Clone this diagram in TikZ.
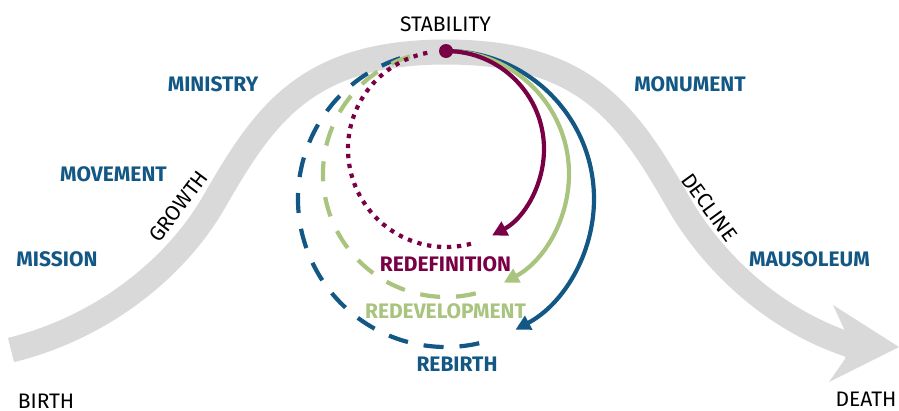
\documentclass[tikz,border=0pt]{standalone}
\usepackage{fontspec}
\setmainfont{Fira Sans}
\usetikzlibrary{arrows.meta}
\definecolor{lcblue}{RGB}{19,87,133}
\definecolor{lcred}{RGB}{122,0,70}
\definecolor{lcgreen}{RGB}{168,196,126}
\definecolor{lcgray}{RGB}{217,217,217}
\tikzset{
  stage/.style={font=\fontsize{21}{24}\selectfont\bfseries, text=lcblue, inner sep=0pt},
  phase/.style={font=\fontsize{21}{24}\selectfont, text=black, inner sep=0pt},
  solidarc/.style={line width=4.2pt, -{Triangle[length=15pt,width=15pt]}},
  dashedarc/.style={line width=4.2pt, dash pattern=on 20pt off 16pt},
  dottedarc/.style={line width=4.2pt, dash pattern=on 4.3pt off 5.7pt},
  band/.style={lcgray, line width=25pt},
}
\begin{document}
\begin{tikzpicture}[x=1pt,y=1pt]
\useasboundingbox (0,0) rectangle (899,-410);

% life-cycle band with its arrow head
\draw[band] (11,-350) .. controls (108,-326) and (179,-263) .. (214,-202)
  .. controls (264,-115) and (306,-52) .. (446,-52)
  .. controls (586,-52) and (628,-115) .. (678,-202)
  .. controls (713,-263) and (774,-320) .. (850,-345);
\fill[lcgray] (845,-331) -- (833,-305) -- (899,-347) -- (829,-382) -- (845,-359) -- cycle;

% phase labels
\node[phase] (stability) at (445.5,-24.5) {STABILITY};
\node[phase] (birth) at (46,-401) {BIRTH};
\node[phase] (death) at (866,-399.5) {DEATH};
\node[phase, rotate=53] (growth) at (178.5,-206.5) {GROWTH};
\node[phase, rotate=-54] (decline) at (709.5,-207.5) {DECLINE};

% stage labels
\node[stage] (ministry) at (213,-84.5) {MINISTRY};
\node[stage] (movement) at (113.5,-174.5) {MOVEMENT};
\node[stage] (mission) at (57,-259.5) {MISSION};
\node[stage] (monument) at (690,-84.5) {MONUMENT};
\node[stage] (mausoleum) at (809.5,-259.5) {MAUSOLEUM};
\node[stage, text=lcred] (redef) at (445.5,-264.5) {REDEFINITION};
\node[stage, text=lcgreen] (redev) at (445.5,-311.5) {REDEVELOPMENT};
\node[stage] (rebirth) at (457,-364.5) {REBIRTH};

% centres of the three renewal loops
\coordinate (cred) at (446,-149);
\coordinate (cgreen) at (446,-174);
\coordinate (cblue) at (446,-199);
\coordinate (topp) at (446,-51);

% renewal loops: dashed/dotted return paths
\draw[dashedarc, lcblue] ([shift={(108:148)}]cblue) arc[start angle=108, end angle=289, radius=148];
\draw[dashedarc, lcgreen] ([shift={(107:123)}]cgreen) arc[start angle=107, end angle=289, radius=123];
\draw[dottedarc, lcred] ([shift={(101:98)}]cred) arc[start angle=101, end angle=288, radius=98];

% renewal loops: solid arrows leaving the top
\draw[solidarc, lcblue] (topp) arc[start angle=90, end angle=-62, radius=148];
\draw[solidarc, lcgreen] (topp) arc[start angle=90, end angle=-62, radius=123];
\draw[solidarc, lcred] (topp) arc[start angle=90, end angle=-62, radius=98];

\node[circle, fill=lcred, inner sep=0pt, minimum size=14pt] (top) at (topp) {};
\end{tikzpicture}
\end{document}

::::::::::

» **Given request**: Restate exactly, please, only the lines between the start of the data and the line containing "(0,0) rectangle (899,-410);", both ends included, skipping the pictures.

» **Solved problem**:
Clone this diagram in TikZ.
\documentclass[tikz,border=0pt]{standalone}
\usepackage{fontspec}
\setmainfont{Fira Sans}
\usetikzlibrary{arrows.meta}
\definecolor{lcblue}{RGB}{19,87,133}
\definecolor{lcred}{RGB}{122,0,70}
\definecolor{lcgreen}{RGB}{168,196,126}
\definecolor{lcgray}{RGB}{217,217,217}
\tikzset{
  stage/.style={font=\fontsize{21}{24}\selectfont\bfseries, text=lcblue, inner sep=0pt},
  phase/.style={font=\fontsize{21}{24}\selectfont, text=black, inner sep=0pt},
  solidarc/.style={line width=4.2pt, -{Triangle[length=15pt,width=15pt]}},
  dashedarc/.style={line width=4.2pt, dash pattern=on 20pt off 16pt},
  dottedarc/.style={line width=4.2pt, dash pattern=on 4.3pt off 5.7pt},
  band/.style={lcgray, line width=25pt},
}
\begin{document}
\begin{tikzpicture}[x=1pt,y=1pt]
\useasboundingbox (0,0) rectangle (899,-410);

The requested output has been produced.